By Jeremy Connor
Jeremy Connor is a music performance graduate from the University of Alabama. He is currently working full time in marketing and finance at West Alabama Wholesale in Newport, Alabama. The following was written for REL 360: Popular Culture/Public Humanities.
The idea behind the movie, Kumare, is a simple, but interesting one. An American man with Indian heritage, named Vikhram, decides to conduct an experiment. He wonders if he can convince people that he is a ‘real guru’ by speaking in an Indian accent, dressing in Eastern clothes, and saying many profound-sounding nonsense phrases. In short, it worked. People followed him and bonded with him over made-up nonsense. After watching the film, two questions that have perplexed me for a while once again popped into my head: What defines a practice as a religion versus just being spiritual, and why is spirituality important to people?
Many non-church going people my age have a phrase that I’ve heard so many times over my life, and I am always confused as to what exactly it means. “I’m not religious, but I am spiritual”, is the credo of these people and there seems to be a trend in their demographic. In my experience, it tends to be those that had a religious upbringing and have since began questioning their faith. What do these people need from so called “spirituality” that they don’t feel they need from religion anymore?

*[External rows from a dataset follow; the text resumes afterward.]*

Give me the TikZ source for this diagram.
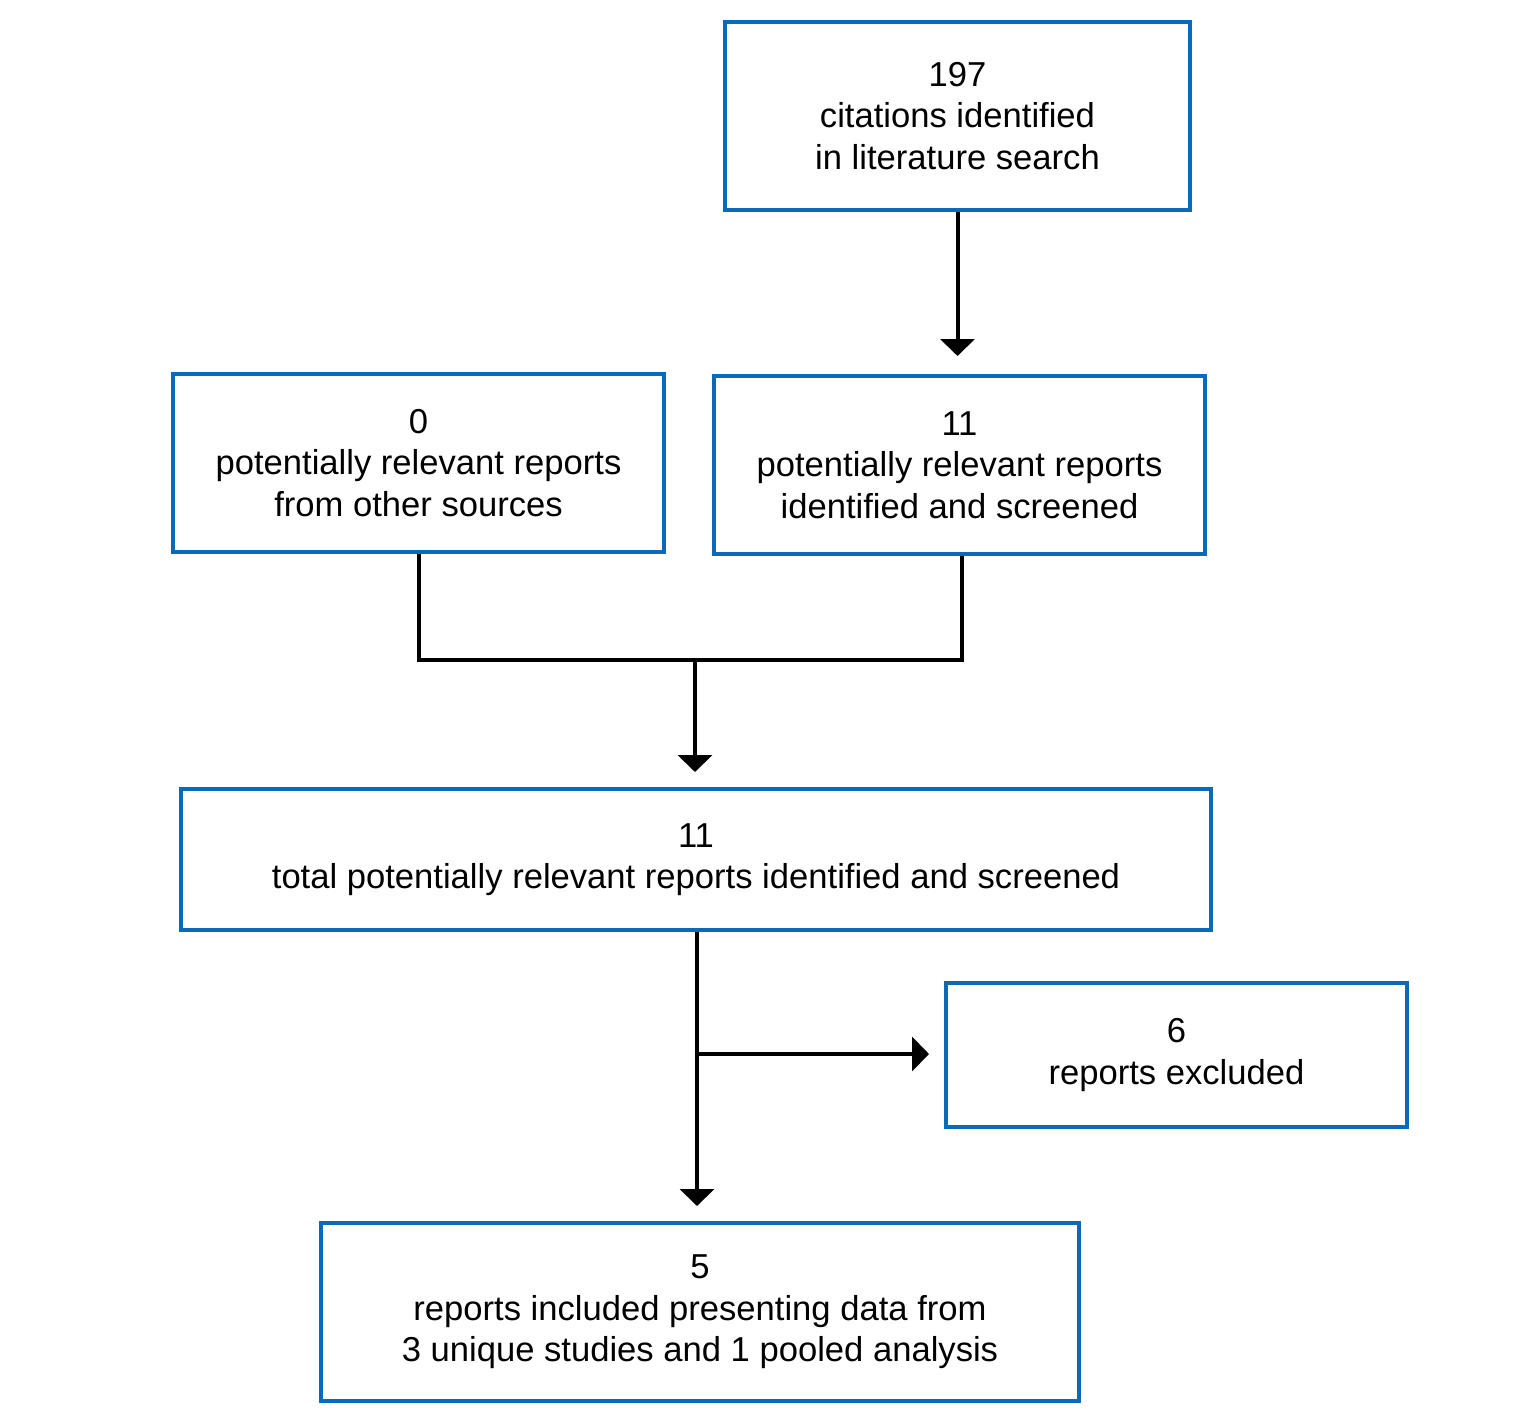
\documentclass[tikz,border=0pt]{standalone}
\usepackage{fontspec}
\setmainfont{Liberation Sans}
\usetikzlibrary{arrows.meta}
\definecolor{boxblue}{RGB}{10,106,186}
\tikzset{
  x=0.5pt, y=-0.5pt,
  box/.style={draw=boxblue, line width=2pt, fill=white, align=center, inner sep=0pt,
    font=\fontsize{17.3}{20.75}\selectfont},
  conn/.style={draw=black, line width=2pt},
  arr/.style={conn, -{Triangle[width=17pt,length=8.5pt]}}
}
\begin{document}
\begin{tikzpicture}
\useasboundingbox (0,0) rectangle (1530,1424);
\node[box, minimum width=232.5pt, minimum height=94pt] (A) at (957.5,116)
  {197\\citations identified\\in literature search};
\node[box, minimum width=245.5pt, minimum height=89pt] (B) at (418.5,463)
  {0\\potentially relevant reports\\from other sources};
\node[box, minimum width=245.5pt, minimum height=89pt] (C) at (959.5,465)
  {11\\potentially relevant reports\\identified and screened};
\node[box, minimum width=515pt, minimum height=70.5pt] (D) at (696,859.5)
  {11\\total potentially relevant reports identified and screened};
\node[box, minimum width=230.5pt, minimum height=72pt] (E) at (1176.5,1055)
  {6\\reports excluded};
\node[box, minimum width=379pt, minimum height=89pt] (F) at (700,1312)
  {5\\reports included presenting data from\\3 unique studies and 1 pooled analysis};
\coordinate (m) at (695,660);
\coordinate (br) at (697,1054);
\draw[arr, shorten >=9pt] (A.south) -- (A.south |- C.north);
\draw[conn] (B.south) |- (m) -| ([xshift=1pt]C.south);
\draw[arr, shorten >=7.5pt] (m) -- (m |- D.north);
\draw[arr, shorten >=7.5pt] (br |- D.south) -- (br |- F.north);
\draw[arr, shorten >=7.5pt] (br) -- (br -| E.west);
\end{tikzpicture}
\end{document}
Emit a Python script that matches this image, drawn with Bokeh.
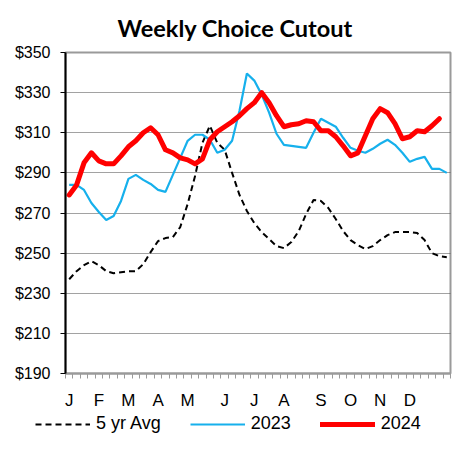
from bokeh.plotting import figure
from bokeh.layouts import column, row
from bokeh.models import Range1d, FixedTicker, Legend, LegendItem, NumeralTickFormatter
from bokeh.embed import file_html
from bokeh.resources import INLINE

# ---- data ----
month_labels = ["J", "F", "M", "A", "M", "J", "J", "A", "S", "O", "N", "D"]
month_start_week = [0, 4, 8, 12, 16, 21, 25, 29, 34, 38, 42, 46]
y_ticks = [190, 210, 230, 250, 270, 290, 310, 330, 350]
series_names = ["5 yr Avg", "2023", "2024"]

avg5 = [237, 241, 244, 246, 244, 241, 240, 240.5, 241, 241, 244.5, 250.5, 256,
        257.5, 258, 263, 274.5, 288.5, 305, 313.5, 305, 301.5, 290, 279, 271, 265,
        260.5, 257, 253.5, 252.5, 255.5, 261, 269.5, 276.5, 276, 272.5, 267, 261,
        256.5, 254, 252, 253.5, 256.5, 259, 260.5, 260.5, 260.5, 260, 256.5, 250,
        248.5, 248]
y2023 = [284, 284, 281.5, 275, 270.5, 266.5, 268.5, 276, 287, 289, 286.5, 284.5,
         281.5, 280.5, 289, 297.5, 306, 309, 309, 306.5, 300, 301.5, 306, 321,
         339.5, 336, 329, 320, 309.5, 304, 303.5, 303, 302.5, 310, 317, 315, 313,
         307.5, 302.5, 301, 300, 302, 304.5, 306.5, 304, 300, 295.5, 297, 298, 292,
         292, 290]
y2024 = [279, 284, 295, 300, 296, 294.5, 294.5, 298.5, 303, 306, 310, 312.5, 309,
         301.5, 300, 297.5, 296.5, 294.5, 297, 306.5, 310.5, 313, 315.5, 318.5, 322,
         325, 330, 325, 318.5, 313, 314, 314.5, 316, 315.5, 311, 311, 308, 303.5,
         298.5, 300, 308.5, 317, 322, 320, 314.5, 307, 308, 311, 310.5, 313.5, 317]

n_weeks = 52
x_avg = [i + 0.5 for i in range(len(avg5))]
x_23 = [i + 0.5 for i in range(len(y2023))]
x_24 = [i + 0.5 for i in range(len(y2024))]

FONT = "Liberation Sans"
STYLES = [dict(line_color="black", line_width=2, line_dash="6 4"),
          dict(line_color="#16B0EC", line_width=2.2),
          dict(line_color="#FF0000", line_width=5, line_join="round", line_cap="round")]

p = figure(width=452, height=412, output_backend="svg", toolbar_location=None,
           x_range=Range1d(0, n_weeks), y_range=Range1d(190, 350),
           min_border_left=65, min_border_right=2, min_border_top=52,
           min_border_bottom=32)
p.background_fill_color = "white"
p.border_fill_color = "white"
p.outline_line_color = "#9a9a9a"
p.outline_line_width = 2

p.line(x_avg, avg5, **STYLES[0])
p.line(x_23, y2023, **STYLES[1])
p.line(x_24, y2024, **STYLES[2])

# title
p.title.text = "Weekly Choice Cutout"
p.title.align = "left"
p.title.offset = 52
p.title.text_font = "Lato"
p.title.text_font_style = "bold"
p.title.text_font_size = "23.5px"
p.title.text_color = "black"
p.title.standoff = 22

# x axis
xa = p.xaxis[0]
xa.ticker = FixedTicker(ticks=[w + 0.5 for w in month_start_week],
                        minor_ticks=list(range(0, n_weeks + 1)))
xa.major_label_overrides = {w + 0.5: m for w, m in zip(month_start_week, month_labels)}
xa.major_tick_out = 0
xa.major_tick_in = 0
xa.minor_tick_out = 5
xa.minor_tick_in = 0
xa.minor_tick_line_color = "#9a9a9a"
xa.axis_line_color = "#9a9a9a"
xa.axis_line_width = 2
xa.major_label_text_font = FONT
xa.major_label_text_font_size = "17px"
xa.major_label_text_color = "black"
xa.major_label_standoff = 12

# y axis
ya = p.yaxis[0]
ya.ticker = FixedTicker(ticks=y_ticks)
ya.formatter = NumeralTickFormatter(format="$0")
ya.major_tick_out = 5
ya.major_tick_in = 0
ya.minor_tick_out = 0
ya.minor_tick_in = 0
ya.major_tick_line_color = "black"
ya.axis_line_color = "black"
ya.axis_line_width = 2
ya.major_label_text_font = FONT
ya.major_label_text_font_size = "16px"
ya.major_label_text_color = "black"
ya.major_label_standoff = 10

p.xgrid.grid_line_color = None
p.ygrid.grid_line_color = "#444444"
p.ygrid.grid_line_dash = "1 1"
p.ygrid.grid_line_width = 1

# legend strip below the chart (its own small plot; the key lines lie outside its view)
p2 = figure(width=452, height=29, output_backend="svg", toolbar_location=None,
            x_range=Range1d(0, 1), y_range=Range1d(0, 1),
            x_axis_type=None, y_axis_type=None,
            min_border_left=0, min_border_right=0, min_border_top=0,
            min_border_bottom=0)
p2.outline_line_color = None
p2.background_fill_color = "white"
p2.border_fill_color = "white"
p2.grid.grid_line_color = None
legend_renderers = [p2.line([5, 6], [5, 6], **s) for s in STYLES]
legend = Legend(items=[LegendItem(label=n, renderers=[r])
                       for n, r in zip(series_names, legend_renderers)],
                orientation="horizontal", location=(35, 7),
                glyph_width=55, glyph_height=16, label_standoff=6, spacing=29,
                padding=0, margin=0, border_line_alpha=0, background_fill_alpha=0,
                label_text_font=FONT, label_text_font_size="18px",
                label_text_color="black")
p2.add_layout(legend)

layout = column(p, row(p2), spacing=0)
open("out.html", "w").write(file_html(layout, INLINE))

The people in Vikhram’s experiment that were so swayed and influenced by Kumare all had problems that they needed to solve. Kumare acted as a therapist who could listen and give back kind words, though they may have been broken and nonsensical. It wasn’t what he was saying that mattered, but more that they were able to talk to someone about what was bothering them. This was all solidified and made more important through the use of ritual. Similarly to how his words were not important, the content of the ritual was not important, only that there was a ritual that they could follow and get into the right mindset to do some introspective thinking.
So, is this considered religion? In the movie, they didn’t ever state to the followers that any of the teachings that Kumare gave were from any holy tradition. There was no worship, no creation story, nothing that people usually identify as important parts of religion. But it had many of the other important aspects of religion: the community, the therapeutic settings, and the ritual that made these people feel very strongly connected to it.
In my opinion, the main difference between religion and spirituality is the amount of organization and the level of reliance on supernatural explanations. Religions tend to rely more on explanations that are supernatural in nature, putting their faith in a god or gods and praying, while spirituality may contain something like that, it isn’t necessary to fit under the broad category of being “spiritual”. Religion also is usually much more organized with different institutions that have leaders and hierarchies, rather than just existing as a perspective in someone’s mind.
After seeing the people in Kumare get fooled so easily, I have come to the conclusion that the true importance of religion and spirituality in this day and age is to provide people with a way to bond with others in a close way, a way to feel like they can talk to someone (preferably with authority), in detail about their life problems, and rituals that they believe help to do something in their lives, whether they make any effect or not.